Maldon: Thames Sailing Barge Trust awarded £19,000 training grant towards securing the future of local icons

By Ben Shahrabi

11th Feb 2023 | Local News

Trustees say this award will help ensure there is enough trained crew to sail these iconic vessels well into the future. (Photos: TSBT)
Trustees say this award will help ensure there is enough trained crew to sail these iconic vessels well into the future. (Photos: TSBT)

More than just a landmark on the waterfront, Maldon's barges are a crucial part of local history - which the Thames Sailing Barge Trust aims to protect and preserve.

And now, the future looks even brighter thanks to a £19,600 grant from the Trinity House charity, towards the Trust's successful training scheme.

One of the Trust's objectives is to show the public the historic and cultural role of Thames sailing barges in the seagoing heritage of Great Britain. It also provides training in the traditional seafaring skills needed to sail and maintain these vessels.

The funds from Trinity House are set to cover the costs of Royal Yachting Association training courses, books, and barge hire for hands-on training. Part of the grant will also be shared with Sea Change Sailing Trust, which will provide specific training events for the trainees on their engineless sailing barge, Blue Mermaid.

"It is vital that new blood is swiftly brought in so that precious skills are not lost."

John Rayment, Membership Secretary at the Thames Sailing Barge Trust, told Nub News: "The Thames sailing barge community in general is facing a shortage of skilled crew. The 'pool of talent' we can draw upon is shrinking as time goes by, due to an increasingly aging demographic.

"It is vital that new blood is swiftly brought in so that precious skills are not lost."

Currently, it can take up to five years to gain sufficient experience to become a Mate, and as long as 10 years to become a Skipper, which risks these skills disappearing altogether.

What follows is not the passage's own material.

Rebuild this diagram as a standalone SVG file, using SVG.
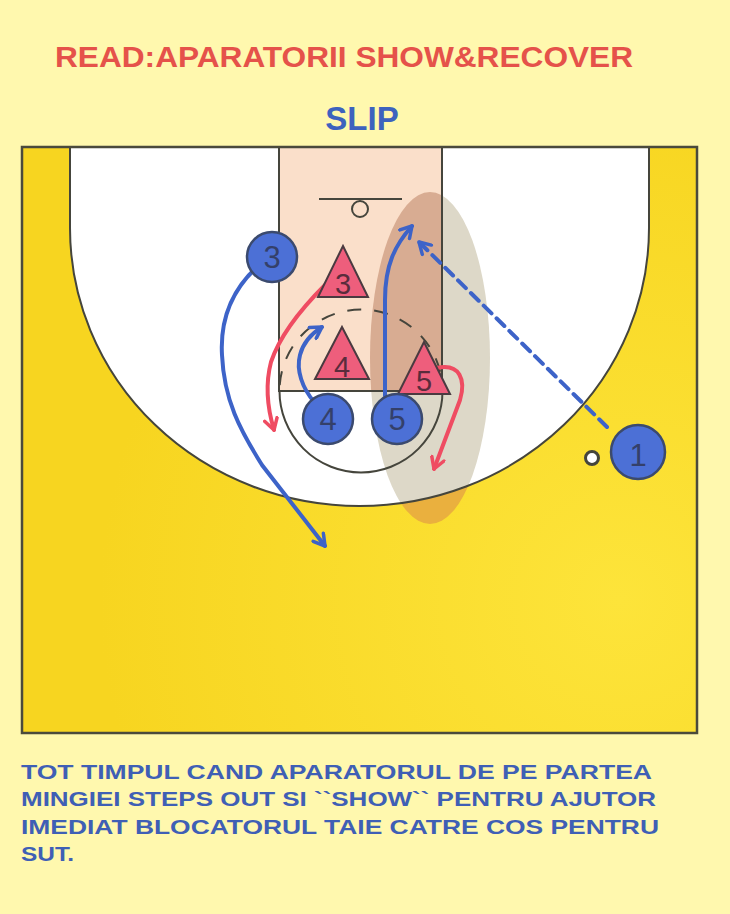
<svg xmlns="http://www.w3.org/2000/svg" width="730" height="914" viewBox="0 0 730 914">
<style>
.line{fill:none;stroke:#45453c;stroke-width:2}
.player circle{fill:#4c70d6;stroke:#3b4a6e;stroke-width:2.5}
.player text{font-family:"Liberation Sans",Arial,sans-serif;font-size:31px;fill:#34406a;text-anchor:middle}
.def polygon{fill:#ee5e7c;stroke:#4a3a40;stroke-width:2;stroke-linejoin:miter}
.def text{font-family:"Liberation Sans",Arial,sans-serif;font-size:29px;fill:#5a2c3c;text-anchor:middle}
.blue{fill:none;stroke:#3d63c8;stroke-width:4;stroke-linecap:round}
.red{fill:none;stroke:#ef4c62;stroke-width:4;stroke-linecap:round}
.note{font-family:"Liberation Sans",Arial,sans-serif;font-weight:bold;font-size:21px;fill:#3f5fb5}
</style>
<defs>
<clipPath id="clip3"><path d="M70,147 L70,228 A289.5,278 0 0 0 649,228 L649,147 Z"/></clipPath>
<clipPath id="clipLane"><rect x="279" y="147" width="163" height="244"/></clipPath>
<radialGradient id="court" cx="620" cy="600" r="520" gradientUnits="userSpaceOnUse">
<stop offset="0" stop-color="#fde43a"/><stop offset="1" stop-color="#f7d520"/>
</radialGradient>
<marker id="ab" viewBox="0 0 16 16" refX="13" refY="8" markerWidth="16" markerHeight="16" markerUnits="userSpaceOnUse" orient="auto">
<path d="M2,1.5 L13,8 L2,14.5" fill="none" stroke="#3d63c8" stroke-width="3.5" stroke-linecap="round" stroke-linejoin="round"/>
</marker>
<marker id="ar" viewBox="0 0 16 16" refX="13" refY="8" markerWidth="16" markerHeight="16" markerUnits="userSpaceOnUse" orient="auto">
<path d="M2,1.5 L13,8 L2,14.5" fill="none" stroke="#ef4c62" stroke-width="3.5" stroke-linecap="round" stroke-linejoin="round"/>
</marker>
</defs>

<rect x="0" y="0" width="730" height="914" fill="#fff8ae"/>

<g id="court-area">
<rect x="22" y="147" width="675" height="586" fill="url(#court)"/>
<ellipse cx="430" cy="358" rx="60" ry="166" fill="#eab03e"/>
<path d="M70,147 L70,228 A289.5,278 0 0 0 649,228 L649,147 Z" fill="#ffffff"/>
<ellipse cx="430" cy="358" rx="60" ry="166" fill="#ddd8c8" clip-path="url(#clip3)"/>
<rect x="279" y="147" width="163" height="244" fill="#fadfca"/>
<ellipse cx="430" cy="358" rx="60" ry="166" fill="#d8ac92" clip-path="url(#clipLane)"/>
<path class="line" d="M70,147 L70,228 A289.5,278 0 0 0 649,228 L649,147"/>
<path class="line" d="M279,147 L279,391 L442,391 L442,147"/>
<path class="line" d="M279.5,391 A81.5,81.5 0 0 0 442.5,391"/>
<path class="line" d="M279.5,391 A81.5,81.5 0 0 1 442.5,391" stroke-dasharray="14 13" stroke-dashoffset="-6"/>
<line class="line" x1="319" y1="199" x2="402" y2="199"/>
<circle class="line" cx="360" cy="209" r="8"/>
<circle cx="592" cy="458" r="6.5" fill="#ffffff" stroke="#45453c" stroke-width="3"/>
<rect x="22" y="147" width="675" height="586" fill="none" stroke="#4a4a3c" stroke-width="2.5"/>
</g>

<g id="connectors">
<path class="blue" d="M257,267 C232,290 220,320 222,355 C224,400 240,430 262,465 L325,546" marker-end="url(#ab)"/>
<path class="red" d="M325,285 C300,310 280,335 271,362 C265,385 268,410 274,430" marker-end="url(#ar)"/>
<path class="blue" d="M315,403 C302,388 296,370 300,355 C303,343 311,334 322,327" marker-end="url(#ab)"/>
<path class="blue" d="M385,396 L385,300 C385,265 395,245 412,226" marker-end="url(#ab)"/>
<path class="red" d="M437,368 C460,363 466,380 460,400 L434,469" marker-end="url(#ar)"/>
<path class="blue" d="M607,427 L419,242" stroke-dasharray="11 7" stroke-width="4.5" stroke-linecap="butt" marker-end="url(#ab)"/>
</g>

<g id="def3" class="def"><polygon points="343,246 368,297 318,297"/><text x="343" y="294" font-size="27">3</text></g>
<g id="def4" class="def"><polygon points="342,327 369,379 315,379"/><text x="342" y="377">4</text></g>
<g id="def5" class="def"><polygon points="424,342 450,394 398,394"/><text x="424" y="391">5</text></g>

<g id="p3" class="player"><circle cx="272" cy="257" r="25"/><text x="272" y="268">3</text></g>
<g id="p4" class="player"><circle cx="328" cy="419" r="25"/><text x="328" y="430">4</text></g>
<g id="p5" class="player"><circle cx="397" cy="419" r="25"/><text x="397" y="430">5</text></g>
<g id="p1" class="player"><circle cx="638" cy="452" r="27"/><text x="638" y="466" font-size="32">1</text></g>

<g id="titles">
<text x="55" y="67" font-family="'Liberation Sans',Arial,sans-serif" font-weight="bold" font-size="29" fill="#e5524a" textLength="578" lengthAdjust="spacingAndGlyphs">READ:APARATORII SHOW&amp;RECOVER</text>
<text x="362" y="130" font-family="'Liberation Sans',Arial,sans-serif" font-weight="bold" font-size="33" fill="#3d62be" text-anchor="middle">SLIP</text>
</g>

<g id="notes">
<text class="note" x="21" y="779" textLength="631" lengthAdjust="spacingAndGlyphs">TOT TIMPUL CAND APARATORUL DE PE PARTEA</text>
<text class="note" x="21" y="806" textLength="635" lengthAdjust="spacingAndGlyphs">MINGIEI STEPS OUT SI ``SHOW`` PENTRU AJUTOR</text>
<text class="note" x="21" y="834" textLength="638" lengthAdjust="spacingAndGlyphs">IMEDIAT BLOCATORUL TAIE CATRE COS PENTRU</text>
<text class="note" x="21" y="861" textLength="53" lengthAdjust="spacingAndGlyphs">SUT.</text>
</g>
</svg>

There are currently only eight Skippers under the age of 50, and approximately 25 Mates.

Over the last five years, the Trust has taken on several trainees each year, to train them as future third hands, mates and (ultimately) skippers. It aims to make a workforce available to sail the historic barges in the future.

The scheme has previously been supported by Trinity House and the Heritage Lottery Fund, as part of the 'Pudge Project' which is seeing the 100-year-old Thames sailing barge Pudge restored.

Since 2021, two trainees have completed their skipper tickets, with two others completing their examinations in the next few weeks and eight trainees set to be made up as mates.

Trustees say this award will help ensure there is enough trained crew to sail these iconic vessels, including the Trust's own sailing barges, Centaur and Pudge, "well into the future".